1 July saw the launch of a new trade finance product, the Bank Payment Obligation, or BPO for short. Product launches in the trade finance arena have come thick and fast in recent years but this one has the potential to hit a particularly sweet spot due to its combination of a tried and tested legal formula coupled with the use of modern technology.
What is it?
A BPO is an irrevocable undertaking given by one bank to another that payment will be made on a specified date after successful electronic matching of data according to an industry-wide set of ICC rules. In many ways, from the seller’s point of view the BPO can be regarded as an electronic form of confirmed letter of credit. However, instead of dealing in documentation, satisfaction of the conditions for payment is confirmed when the required matching information is entered electronically.
The product uses standard ISO 20022 messages to confirm when events have occurred in the transaction which is being funded. These can confirm all of the matters which, under letters of credit, require examination of documents. So, for example, notification of delivery of goods to a port or a vessel will, in the case of a BPO, be given by a digital message rather than by the physical checking of delivery notes or bills of lading. When matching messages are communicated between both banks, the conditions to payment under the BPO are met and funds will be provided by the buyer’s bank on the date they are due.
What are its advantages?
Potentially use of a BPO has many advantages for an exporter including:
- Reducing the risk of the buyer cancelling their order.
- Ensuring that the buyer’s bank takes the credit risk on the transaction.
- Preventing the buyer from refusing to pay if they have a complaint about the goods.
- Speedier and simpler processes due to automatic data matching.
- Removing the need to check documents and the uncertainty this can cause.
Of all of these it is likely that the data matching process is the feature which will produce the greatest practical benefits. This removes the need to manually check documents so the concept of discrepant documents goes straight out of the window. As the matching of data is a black or white issue – the electronic data either matches or it doesn’t – no subjectivity can creep into the process. This should make the whole payment process more automated, which in turn means it is quicker and cheaper than letters of credit. It should also mean that the scope for disputes and delays to occur is reduced considerably.
From a bank’s point of view, the processes it has to follow should be simpler than with most other trade finance products. At the same time however, the digital nature of the information flows will give the bank the ability to see events taking place in the supply chain.
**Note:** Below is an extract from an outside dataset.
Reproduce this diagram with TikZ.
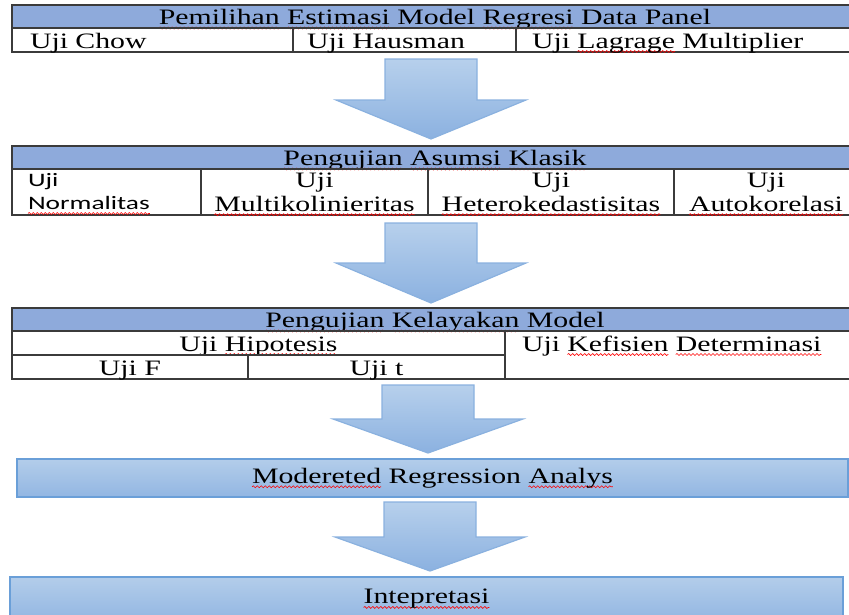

This should assist the bank in its reporting and give greater visibility on risk issues. The system has the potential to allow buyer and seller to view the status of any shipment and make use of end-to-end, straight through processing.
So, whilst there are many potential advantages with the use of BPOs, are there any downsides? Not many it seems.
As with letters of credit, BPOs are a bank-to-bank payment mechanism and, as such, will rely on the banks adopting them. The fact that they are much more straightforward to operate should make them an attractive proposition for the banks and it is not beyond the realms of possibility that BPOs may, in the future be seen as the payment method of choice.
The attractiveness of BPOs to the banks will be influenced by the accounting and capital adequacy treatment they need to apply. The current thinking is that for both accounting and capital adequacy purposes BPOs will attract the same treatment as letters of credit. If this proves to be the case there is no reason to think that the banks won’t embrace them readily.
In conclusion, BPOs can be seen as a logical evolution of letters of credit in which the requirement to check documentation is replaced with on-line confirmations. They should simplify and de-risk many export finance transactions which is likely to lead to their widespread adoption as the funding method of choice.